Hoofddeksel (kufiya), zoals eind 19e eeuw door mannen behorend tot de religieuze en bestuurlijke elite van Mekka werd gedragen. De hoofddeksels werden gedragen door islamitische geleerden, imams en leden van de shariefenfamilie die Mekka regeerde. Onder het hoofddeksel werd een dun mutsje (araqiya) gedragen en het geheel werd omwonden met een wit katoenen doek van neteldoek tot een soort tulband. Volgens Burckhardt werden deze doeken ook wel van mousseline of batist gemaakt (Burckhardt [1829] 1978:184). Aan de manier van omwinden en het gebruikte materiaal voor het hoofddeksel – wel of geen zilver- of gouddraad- was de functie en status van de drager af te leiden. De hoofddeksels werden vanuit Mekka door pelgrims meegenomen naar andere landen, zoals Indonesië. Daar dienden ze als souvenir en als inkomstenbron voor pelgrims, omdat zij de mutsen bij thuiskomst verkochten (Snouck Hurgronje [1889] 2007:478). In de eerste helft van de 20e eeuw verdween de combinatie van tulband met rijk geornamenteerd hoofddeksel uit het straatbeeld van Mekka en werd vervangen door een eenvoudige witte hoofddoek (ghutrah). Deze verandering liep parallel aan de transitie van Ottomaans Rijk naar Koninkrijk Saoedi-Arabië. Het hoofddeksel is gevlochten van riet, dat aan de buitenzijden is bedekt met repen katoen of zijde in diverse kleuren. In zwart en grijs zijn Arabische lettertekens aangebracht. Aan de bovenzijde is met wit zijde een cirkelvormig ornament geborduurd. Van hieruit lopen draden gouddraad over de bovenkant van het hoofddeksel, wat suggereert dat dit type hoofddeksel gedragen werd door een sharief (zie RV-559-3). De binnenkant is gevoerd met wit katoen. Volgens Snouck Hurgronje (Staatscourant 02-04-1887) waren deze hoofddeksels Indiaas fabricaat. De doek waarmee dit hoofddeksel was omwonden was oorspronkelijk aanwezig, maar is inmiddels vermist.

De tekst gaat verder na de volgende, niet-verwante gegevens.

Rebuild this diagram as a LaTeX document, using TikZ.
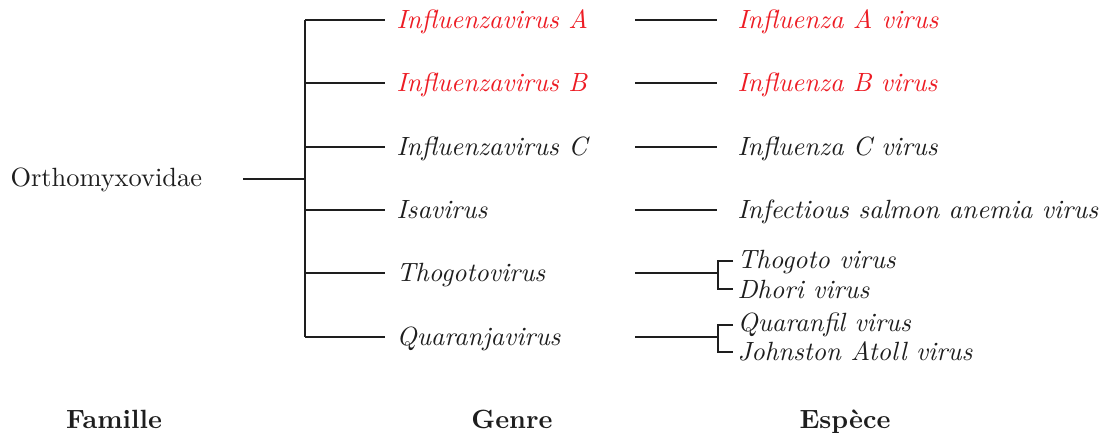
\documentclass[tikz,border=0pt]{standalone}
\usepackage{xcolor}
\definecolor{hired}{RGB}{237,28,36}
\definecolor{ink}{RGB}{30,30,30}
\newcommand{\fsz}{\fontsize{10.15pt}{12pt}\selectfont}
\begin{document}
\begin{tikzpicture}[x=0.3846pt,y=-0.3846pt,
  link/.style={draw=ink,line width=0.75pt},
  genus/.style={anchor=base west,inner sep=0pt,font=\fsz\itshape,text=ink},
  species/.style={anchor=base west,inner sep=0pt,font=\fsz\itshape,text=ink},
  hl/.style={text=hired},
  rank/.style={anchor=base,inner sep=0pt,font=\fsz\bfseries,text=ink}]
\useasboundingbox (0,0) rectangle (1104,432);
% root
\node[anchor=base west,inner sep=0pt,text=ink,font=\fsz] (fam) at (10,186) {Orthomyxovidae};
\coordinate (r0) at (243,179);
\coordinate (r1) at (305,179);
\coordinate (vt) at (305,20);
\coordinate (vb) at (305,337);
\draw[link] (r0) -- (r1);
\draw[link] (vt) -- (vb);
% genera
\foreach \i/\y/\g/\s/\st in {a/20/Influenzavirus A/Influenza A virus/hl,
                             b/83/Influenzavirus B/Influenza B virus/hl,
                             c/147/Influenzavirus C/Influenza C virus/,
                             d/210/Isavirus/Infectious salmon anemia virus/}{
  \coordinate (g\i) at (305,\y);
  \coordinate (ge\i) at (385,\y);
  \node[genus,\st] (gn\i) at (396,\y+8) {\g};
  \coordinate (s\i) at (635,\y);
  \coordinate (se\i) at (717,\y);
  \node[species,\st] (sn\i) at (737,\y+8) {\s};
  \draw[link] (g\i) -- (ge\i);
  \draw[link] (s\i) -- (se\i);
}
% Thogotovirus
\coordinate (ge) at (305,273);
\coordinate (gee) at (385,273);
\node[genus] (gne) at (396,281) {Thogotovirus};
\coordinate (se) at (635,273);
\coordinate (sj) at (718,273);
\coordinate (st1) at (733,261);
\coordinate (st2) at (733,289);
\node[species] (sn1) at (737,268) {Thogoto virus};
\node[species] (sn2) at (737,298) {Dhori virus};
\draw[link] (ge) -- (gee);
\draw[link] (se) -- (sj);
\draw[link] (st1) -- (718,261) -- (718,289) -- (st2);
% Quaranjavirus
\coordinate (gf) at (305,337);
\coordinate (gfe) at (385,337);
\node[genus] (gnf) at (396,345) {Quaranjavirus};
\coordinate (sf) at (635,337);
\coordinate (sk) at (718,337);
\coordinate (sq1) at (733,325);
\coordinate (sq2) at (733,352);
\node[species] (sn3) at (737,331) {Quaranfil virus};
\node[species] (sn4) at (737,360) {Johnston Atoll virus};
\draw[link] (gf) -- (gfe);
\draw[link] (sf) -- (sk);
\draw[link] (sq1) -- (718,325) -- (718,352) -- (sq2);
% ranks
\node[rank] (rk1) at (114,428) {Famille};
\node[rank] (rk2) at (512,428) {Genre};
\node[rank] (rk3) at (845,428) {Espèce};
\end{tikzpicture}
\end{document}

De doek die oorspronkelijk om dit hoofddeksel zat was gewonden naar de Medinenische mode; de doek was aan één zijde in een wrong gedraaid en lag los over een derde van de bovenkant van het hoofddeksel heen, bovenop een slip die uitstak maar niet naar beneden afhing (Snouck Hurgronje, staatscourant 02-04-1887).